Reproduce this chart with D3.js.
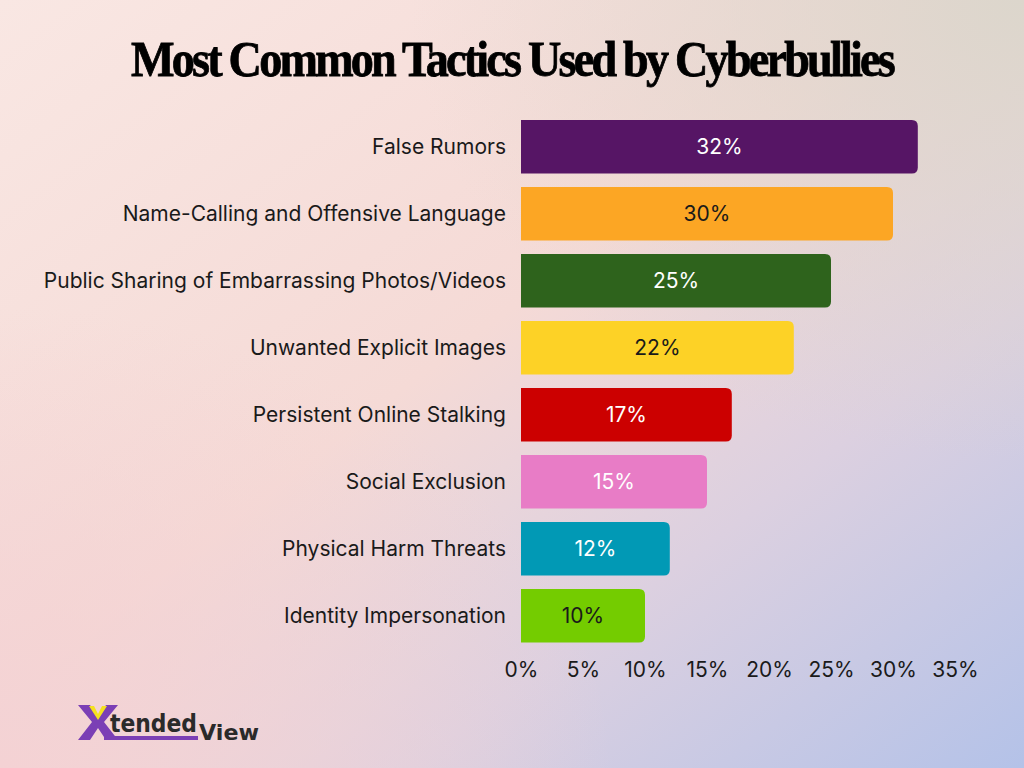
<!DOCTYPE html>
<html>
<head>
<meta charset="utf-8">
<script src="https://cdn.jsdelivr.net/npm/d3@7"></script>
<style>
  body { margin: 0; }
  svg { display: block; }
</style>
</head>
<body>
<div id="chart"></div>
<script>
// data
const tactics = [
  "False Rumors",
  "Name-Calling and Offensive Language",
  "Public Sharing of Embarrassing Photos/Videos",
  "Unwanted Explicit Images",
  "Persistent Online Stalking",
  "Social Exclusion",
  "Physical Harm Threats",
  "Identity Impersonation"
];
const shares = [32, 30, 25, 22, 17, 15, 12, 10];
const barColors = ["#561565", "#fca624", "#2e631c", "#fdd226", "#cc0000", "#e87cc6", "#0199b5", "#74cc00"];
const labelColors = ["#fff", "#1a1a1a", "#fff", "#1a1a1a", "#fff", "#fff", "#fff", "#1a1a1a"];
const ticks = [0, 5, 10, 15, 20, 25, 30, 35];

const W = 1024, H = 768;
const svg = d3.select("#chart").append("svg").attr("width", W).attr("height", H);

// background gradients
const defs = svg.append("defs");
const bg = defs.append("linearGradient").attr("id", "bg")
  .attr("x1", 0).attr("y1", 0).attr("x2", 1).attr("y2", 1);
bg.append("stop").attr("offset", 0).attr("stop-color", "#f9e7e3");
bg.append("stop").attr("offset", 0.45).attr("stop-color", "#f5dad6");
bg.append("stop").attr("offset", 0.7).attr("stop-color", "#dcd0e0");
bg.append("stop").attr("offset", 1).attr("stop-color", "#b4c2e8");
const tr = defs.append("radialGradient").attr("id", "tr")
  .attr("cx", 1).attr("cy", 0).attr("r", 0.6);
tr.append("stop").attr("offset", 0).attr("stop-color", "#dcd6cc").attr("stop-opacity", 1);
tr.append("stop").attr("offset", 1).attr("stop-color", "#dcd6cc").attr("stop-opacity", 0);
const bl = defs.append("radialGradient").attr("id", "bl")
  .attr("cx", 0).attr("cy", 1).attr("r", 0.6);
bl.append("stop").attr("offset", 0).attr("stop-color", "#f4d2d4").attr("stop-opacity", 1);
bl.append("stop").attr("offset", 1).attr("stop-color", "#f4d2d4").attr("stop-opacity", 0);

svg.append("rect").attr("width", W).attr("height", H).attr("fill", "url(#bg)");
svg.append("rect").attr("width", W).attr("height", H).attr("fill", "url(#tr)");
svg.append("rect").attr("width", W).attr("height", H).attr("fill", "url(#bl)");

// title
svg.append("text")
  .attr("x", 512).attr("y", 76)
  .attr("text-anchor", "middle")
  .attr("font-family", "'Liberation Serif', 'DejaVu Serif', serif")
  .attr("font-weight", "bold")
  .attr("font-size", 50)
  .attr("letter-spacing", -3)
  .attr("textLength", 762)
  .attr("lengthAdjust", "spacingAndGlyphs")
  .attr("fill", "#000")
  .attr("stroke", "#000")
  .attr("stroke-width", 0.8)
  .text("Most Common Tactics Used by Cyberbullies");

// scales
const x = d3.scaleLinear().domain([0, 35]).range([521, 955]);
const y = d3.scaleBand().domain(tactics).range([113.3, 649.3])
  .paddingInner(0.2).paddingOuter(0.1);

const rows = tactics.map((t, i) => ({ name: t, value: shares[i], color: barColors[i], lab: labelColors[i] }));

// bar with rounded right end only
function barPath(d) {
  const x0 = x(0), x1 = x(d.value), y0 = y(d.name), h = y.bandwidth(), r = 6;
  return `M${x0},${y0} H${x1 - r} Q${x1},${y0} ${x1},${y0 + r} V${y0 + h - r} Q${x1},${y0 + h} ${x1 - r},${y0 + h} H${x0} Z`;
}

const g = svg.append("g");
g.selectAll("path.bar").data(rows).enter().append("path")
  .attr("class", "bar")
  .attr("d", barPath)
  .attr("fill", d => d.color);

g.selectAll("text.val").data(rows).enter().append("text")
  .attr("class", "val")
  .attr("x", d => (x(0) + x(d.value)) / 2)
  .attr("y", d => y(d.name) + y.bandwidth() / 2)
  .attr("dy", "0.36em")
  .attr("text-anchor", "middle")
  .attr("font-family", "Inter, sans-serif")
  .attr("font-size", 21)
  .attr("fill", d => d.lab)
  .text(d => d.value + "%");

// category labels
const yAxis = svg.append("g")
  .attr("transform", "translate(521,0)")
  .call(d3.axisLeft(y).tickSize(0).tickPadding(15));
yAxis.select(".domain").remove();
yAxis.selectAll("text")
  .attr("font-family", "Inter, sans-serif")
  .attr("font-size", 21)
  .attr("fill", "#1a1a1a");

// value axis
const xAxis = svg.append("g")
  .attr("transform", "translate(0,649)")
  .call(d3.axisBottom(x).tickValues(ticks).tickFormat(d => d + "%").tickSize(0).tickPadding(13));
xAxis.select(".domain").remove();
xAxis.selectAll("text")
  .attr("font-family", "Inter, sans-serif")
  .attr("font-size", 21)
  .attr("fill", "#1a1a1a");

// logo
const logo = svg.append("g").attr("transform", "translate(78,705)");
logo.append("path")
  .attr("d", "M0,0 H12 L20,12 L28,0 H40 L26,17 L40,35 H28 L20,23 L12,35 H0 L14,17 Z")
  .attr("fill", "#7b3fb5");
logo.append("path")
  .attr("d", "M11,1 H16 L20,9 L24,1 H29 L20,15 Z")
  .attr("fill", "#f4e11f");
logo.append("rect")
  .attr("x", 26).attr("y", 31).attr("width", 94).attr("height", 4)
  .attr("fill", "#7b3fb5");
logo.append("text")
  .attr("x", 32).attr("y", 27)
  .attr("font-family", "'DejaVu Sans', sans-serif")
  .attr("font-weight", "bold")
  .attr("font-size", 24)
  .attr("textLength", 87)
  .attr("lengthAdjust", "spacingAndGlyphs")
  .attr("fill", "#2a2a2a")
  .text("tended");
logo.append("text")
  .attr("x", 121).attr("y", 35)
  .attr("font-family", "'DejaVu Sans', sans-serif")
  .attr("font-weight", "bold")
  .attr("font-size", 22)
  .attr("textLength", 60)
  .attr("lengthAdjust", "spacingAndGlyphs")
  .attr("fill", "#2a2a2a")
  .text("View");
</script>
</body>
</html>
——
Exercise task —
From the data above, write out everything exactly except the pictures.

Exercise output —
Reproduce this chart with D3.js.
<!DOCTYPE html>
<html>
<head>
<meta charset="utf-8">
<script src="https://cdn.jsdelivr.net/npm/d3@7"></script>
<style>
  body { margin: 0; }
  svg { display: block; }
</style>
</head>
<body>
<div id="chart"></div>
<script>
// data
const tactics = [
  "False Rumors",
  "Name-Calling and Offensive Language",
  "Public Sharing of Embarrassing Photos/Videos",
  "Unwanted Explicit Images",
  "Persistent Online Stalking",
  "Social Exclusion",
  "Physical Harm Threats",
  "Identity Impersonation"
];
const shares = [32, 30, 25, 22, 17, 15, 12, 10];
const barColors = ["#561565", "#fca624", "#2e631c", "#fdd226", "#cc0000", "#e87cc6", "#0199b5", "#74cc00"];
const labelColors = ["#fff", "#1a1a1a", "#fff", "#1a1a1a", "#fff", "#fff", "#fff", "#1a1a1a"];
const ticks = [0, 5, 10, 15, 20, 25, 30, 35];

const W = 1024, H = 768;
const svg = d3.select("#chart").append("svg").attr("width", W).attr("height", H);

// background gradients
const defs = svg.append("defs");
const bg = defs.append("linearGradient").attr("id", "bg")
  .attr("x1", 0).attr("y1", 0).attr("x2", 1).attr("y2", 1);
bg.append("stop").attr("offset", 0).attr("stop-color", "#f9e7e3");
bg.append("stop").attr("offset", 0.45).attr("stop-color", "#f5dad6");
bg.append("stop").attr("offset", 0.7).attr("stop-color", "#dcd0e0");
bg.append("stop").attr("offset", 1).attr("stop-color", "#b4c2e8");
const tr = defs.append("radialGradient").attr("id", "tr")
  .attr("cx", 1).attr("cy", 0).attr("r", 0.6);
tr.append("stop").attr("offset", 0).attr("stop-color", "#dcd6cc").attr("stop-opacity", 1);
tr.append("stop").attr("offset", 1).attr("stop-color", "#dcd6cc").attr("stop-opacity", 0);
const bl = defs.append("radialGradient").attr("id", "bl")
  .attr("cx", 0).attr("cy", 1).attr("r", 0.6);
bl.append("stop").attr("offset", 0).attr("stop-color", "#f4d2d4").attr("stop-opacity", 1);
bl.append("stop").attr("offset", 1).attr("stop-color", "#f4d2d4").attr("stop-opacity", 0);

svg.append("rect").attr("width", W).attr("height", H).attr("fill", "url(#bg)");
svg.append("rect").attr("width", W).attr("height", H).attr("fill", "url(#tr)");
svg.append("rect").attr("width", W).attr("height", H).attr("fill", "url(#bl)");

// title
svg.append("text")
  .attr("x", 512).attr("y", 76)
  .attr("text-anchor", "middle")
  .attr("font-family", "'Liberation Serif', 'DejaVu Serif', serif")
  .attr("font-weight", "bold")
  .attr("font-size", 50)
  .attr("letter-spacing", -3)
  .attr("textLength", 762)
  .attr("lengthAdjust", "spacingAndGlyphs")
  .attr("fill", "#000")
  .attr("stroke", "#000")
  .attr("stroke-width", 0.8)
  .text("Most Common Tactics Used by Cyberbullies");

// scales
const x = d3.scaleLinear().domain([0, 35]).range([521, 955]);
const y = d3.scaleBand().domain(tactics).range([113.3, 649.3])
  .paddingInner(0.2).paddingOuter(0.1);

const rows = tactics.map((t, i) => ({ name: t, value: shares[i], color: barColors[i], lab: labelColors[i] }));

// bar with rounded right end only
function barPath(d) {
  const x0 = x(0), x1 = x(d.value), y0 = y(d.name), h = y.bandwidth(), r = 6;
  return `M${x0},${y0} H${x1 - r} Q${x1},${y0} ${x1},${y0 + r} V${y0 + h - r} Q${x1},${y0 + h} ${x1 - r},${y0 + h} H${x0} Z`;
}

const g = svg.append("g");
g.selectAll("path.bar").data(rows).enter().append("path")
  .attr("class", "bar")
  .attr("d", barPath)
  .attr("fill", d => d.color);

g.selectAll("text.val").data(rows).enter().append("text")
  .attr("class", "val")
  .attr("x", d => (x(0) + x(d.value)) / 2)
  .attr("y", d => y(d.name) + y.bandwidth() / 2)
  .attr("dy", "0.36em")
  .attr("text-anchor", "middle")
  .attr("font-family", "Inter, sans-serif")
  .attr("font-size", 21)
  .attr("fill", d => d.lab)
  .text(d => d.value + "%");

// category labels
const yAxis = svg.append("g")
  .attr("transform", "translate(521,0)")
  .call(d3.axisLeft(y).tickSize(0).tickPadding(15));
yAxis.select(".domain").remove();
yAxis.selectAll("text")
  .attr("font-family", "Inter, sans-serif")
  .attr("font-size", 21)
  .attr("fill", "#1a1a1a");

// value axis
const xAxis = svg.append("g")
  .attr("transform", "translate(0,649)")
  .call(d3.axisBottom(x).tickValues(ticks).tickFormat(d => d + "%").tickSize(0).tickPadding(13));
xAxis.select(".domain").remove();
xAxis.selectAll("text")
  .attr("font-family", "Inter, sans-serif")
  .attr("font-size", 21)
  .attr("fill", "#1a1a1a");

// logo
const logo = svg.append("g").attr("transform", "translate(78,705)");
logo.append("path")
  .attr("d", "M0,0 H12 L20,12 L28,0 H40 L26,17 L40,35 H28 L20,23 L12,35 H0 L14,17 Z")
  .attr("fill", "#7b3fb5");
logo.append("path")
  .attr("d", "M11,1 H16 L20,9 L24,1 H29 L20,15 Z")
  .attr("fill", "#f4e11f");
logo.append("rect")
  .attr("x", 26).attr("y", 31).attr("width", 94).attr("height", 4)
  .attr("fill", "#7b3fb5");
logo.append("text")
  .attr("x", 32).attr("y", 27)
  .attr("font-family", "'DejaVu Sans', sans-serif")
  .attr("font-weight", "bold")
  .attr("font-size", 24)
  .attr("textLength", 87)
  .attr("lengthAdjust", "spacingAndGlyphs")
  .attr("fill", "#2a2a2a")
  .text("tended");
logo.append("text")
  .attr("x", 121).attr("y", 35)
  .attr("font-family", "'DejaVu Sans', sans-serif")
  .attr("font-weight", "bold")
  .attr("font-size", 22)
  .attr("textLength", 60)
  .attr("lengthAdjust", "spacingAndGlyphs")
  .attr("fill", "#2a2a2a")
  .text("View");
</script>
</body>
</html>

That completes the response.